Religion as an Object of Historical and Social Scientific Study: Global Perspectives
Convenor: Florian Zemmin (Leipzig University)
In recent decades, the category of ‘religion’ has been increasingly problematised as a concept for comparative, trans-regional and trans-historical research. This category, a main objection goes, was coined in a particular context and retains a normative bias, either of a Christian or of a modern Western nature. Some attribute especial relevance to the modern academic study of religion in shaping or even creating the category of ‘religion’. At the same time, and somewhat paradoxically, ‘religion’ has become a meaningful category globally. This historical process of globalisation cannot be attributed solely to the influence of Western hegemony. Neither does it amount to homogenisation. While historical and social scientific approaches to religion do seem to be most firmly and widely established in European and North American academic settings, their establishment and differentiation from theology is more recent than is often assumed. Equally, the historical and social scientific study of religion is not confined to Europe and North America, but has also become institutionalised in other regions and contexts.
This workshop will bring together case studies and theoretical reflections on the study of religion as an object of historical and social scientific inquiry in different academic contexts in the Americas, Asia, Europe, and the Middle East. We are especially interested in the global presence and characteristics of religion as an object of study in the most pertinent academic disciplines: History of Religion; Comparative Religious Studies; Sociology; Anthropology and Political Science (excluding Theology and Philosophy). Central questions concern the place, status and history of research on religion in these disciplines: What are the main authors, theories and topics? Do academics within these disciplines understand their approach to be secular, and how do they distinguish it from theological approaches?

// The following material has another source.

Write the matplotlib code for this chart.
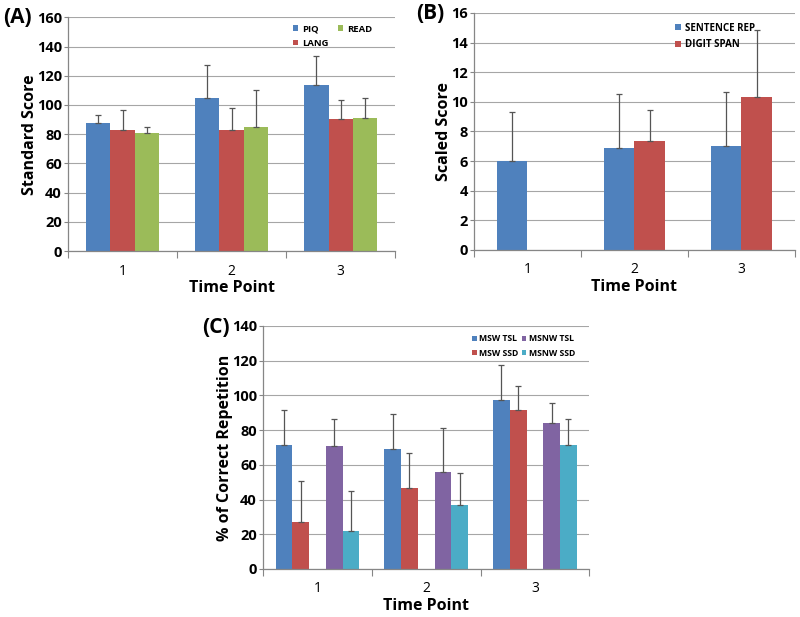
import numpy as np
import matplotlib
matplotlib.use("Agg")
import matplotlib.pyplot as plt
from matplotlib.patches import Patch

plt.rcParams['font.family'] = ['Open Sans', 'DejaVu Sans']

time_points = ["1", "2", "3"]

# Panel A
piq_mean = [88.0, 104.6, 113.4]
piq_sd = [5.4, 22.8, 20.2]
lang_mean = [83.0, 82.6, 90.7]
lang_sd = [13.4, 15.4, 12.8]
read_mean = [81.0, 84.8, 91.4]
read_sd = [4.0, 25.1, 13.2]

# Panel B
sent_mean = [6.02, 6.85, 6.99]
sent_sd = [3.26, 3.67, 3.67]
digit_mean = [np.nan, 7.32, 10.34]
digit_sd = [np.nan, 2.10, 4.49]

# Panel C
msw_tsl_mean = [71.6, 69.3, 97.1]
msw_tsl_sd = [20.0, 20.2, 20.5]
msw_ssd_mean = [27.2, 46.6, 91.4]
msw_ssd_sd = [23.4, 20.1, 14.2]
msnw_tsl_mean = [70.9, 55.7, 83.9]
msnw_tsl_sd = [15.5, 25.5, 11.7]
msnw_ssd_mean = [22.0, 36.8, 71.3]
msnw_ssd_sd = [23.2, 18.4, 14.9]

BLUE = "#4F81BD"
RED = "#C0504D"
GREEN = "#9BBB59"
PURPLE = "#8064A2"
CYAN = "#4BACC6"
GRID = "#A6A6A6"
AXC = "#868686"

fig = plt.figure(figsize=(8, 6.17), dpi=100)


def style_axes(ax, ymax, ystep, ylabel):
    ax.set_xlim(-0.5, 2.5)
    ax.set_ylim(0, ymax)
    ax.set_yticks(np.arange(0, ymax + ystep / 2, ystep))
    ax.yaxis.grid(True, color=GRID, linewidth=0.8)
    ax.set_axisbelow(True)
    for s in ["top", "right"]:
        ax.spines[s].set_visible(False)
    for s in ["left", "bottom"]:
        ax.spines[s].set_color(AXC)
        ax.spines[s].set_linewidth(0.9)
    ax.set_xticks([-0.5, 0.5, 1.5, 2.5])
    ax.set_xticklabels([])
    ax.set_xticks([0, 1, 2], minor=True)
    ax.set_xticklabels(time_points, minor=True, fontsize=10)
    ax.tick_params(axis="x", which="major", direction="out", length=5, color=AXC)
    ax.tick_params(axis="x", which="minor", length=0, pad=9)
    ax.tick_params(axis="y", direction="out", length=3, pad=1.5, color=AXC, labelsize=10.5)
    for lab in ax.get_yticklabels():
        lab.set_fontweight("bold")
    ax.set_xlabel("Time Point", fontsize=11.5, fontweight="bold", labelpad=1)
    ax.set_ylabel(ylabel, fontsize=11.5, fontweight="bold", labelpad=-1)


def draw_bars(ax, series, nslots, slot_idx):
    w = 1.0 / (nslots + 1.5)
    x = np.arange(3)
    handles = []
    for (mean, sd, color, label), j in zip(series, slot_idx):
        off = (j - (nslots - 1) / 2) * w
        mean = np.array(mean, dtype=float)
        sd = np.array(sd, dtype=float)
        ax.bar(x + off, np.nan_to_num(mean), width=w, color=color, zorder=2)
        ok = ~np.isnan(mean)
        ax.errorbar((x + off)[ok], mean[ok],
                    yerr=[np.zeros(ok.sum()), sd[ok]],
                    fmt="none", ecolor="#555555", elinewidth=0.9,
                    capsize=2.2, capthick=0.9, zorder=3)
        handles.append(Patch(facecolor=color, label=label))
    return handles


def legend(ax, handles, bbox, ncol, size=7, colsp=1.0):
    leg = ax.legend(handles=handles, ncol=ncol, loc="upper left",
                    bbox_to_anchor=bbox, frameon=False,
                    prop={"size": size, "weight": "bold"},
                    handlelength=0.55, handleheight=0.55,
                    handletextpad=0.5, columnspacing=colsp, labelspacing=0.55,
                    borderaxespad=0)
    return leg


# Panel A
axA = fig.add_axes([0.085, 0.593, 0.409, 0.379])
hA = draw_bars(axA, [(piq_mean, piq_sd, BLUE, "PIQ"),
                     (lang_mean, lang_sd, RED, "LANG"),
                     (read_mean, read_sd, GREEN, "READ")], 3, [0, 1, 2])
style_axes(axA, 160, 20, "Standard Score")
legend(axA, hA, (0.675, 0.985), 2, size=6.8, colsp=0.9)
fig.text(0.004, 0.972, "(A)", fontsize=15, fontweight="bold", va="center")

# Panel B
axB = fig.add_axes([0.5925, 0.595, 0.401, 0.384])
hB = draw_bars(axB, [(sent_mean, sent_sd, BLUE, "SENTENCE REP"),
                     (digit_mean, digit_sd, RED, "DIGIT SPAN")], 2, [0, 1])
style_axes(axB, 16, 2, "Scaled Score")
legend(axB, hB, (0.615, 0.975), 1)
fig.text(0.52, 0.978, "(B)", fontsize=15, fontweight="bold", va="center")

# Panel C
axC = fig.add_axes([0.329, 0.0778, 0.4075, 0.394])
hC = draw_bars(axC, [(msw_tsl_mean, msw_tsl_sd, BLUE, "MSW TSL"),
                     (msw_ssd_mean, msw_ssd_sd, RED, "MSW SSD"),
                     (msnw_tsl_mean, msnw_tsl_sd, PURPLE, "MSNW TSL"),
                     (msnw_ssd_mean, msnw_ssd_sd, CYAN, "MSNW SSD")], 5, [0, 1, 3, 4])
style_axes(axC, 140, 20, "% of Correct Repetition")
axC.legend(handles=hC, ncol=2, loc="upper left",
           bbox_to_anchor=(0.63, 0.98), frameon=False,
           prop={"size": 6.2, "weight": "bold"},
           handlelength=0.55, handleheight=0.55,
           handletextpad=0.3, columnspacing=0.35, labelspacing=0.65,
           borderaxespad=0)
fig.text(0.253, 0.47, "(C)", fontsize=15, fontweight="bold", va="center")

fig.savefig("out.png", dpi=100)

How do they conceptualise ‘religion’ and do they address the question of universality and particularity, or the issue of (de-)colonisation in this regard? In the respective disciplines, which canons and
genealogies of the study of religion are constructed? What connections, but also barriers are there between research on religion in different academic contexts? What are the institutional, political and societal conditions facilitating or hindering the establishment and development of the mentioned disciplinary approaches to religion? Potentially of interest also are pre-institutional precursors configuring religion as an object of historical and sociological inquiry. Please note that this workshop is not concerned with case studies that themselves use religion as an analytical concept, but rather in meta-studies on the presence of disciplinary usages and their characteristics.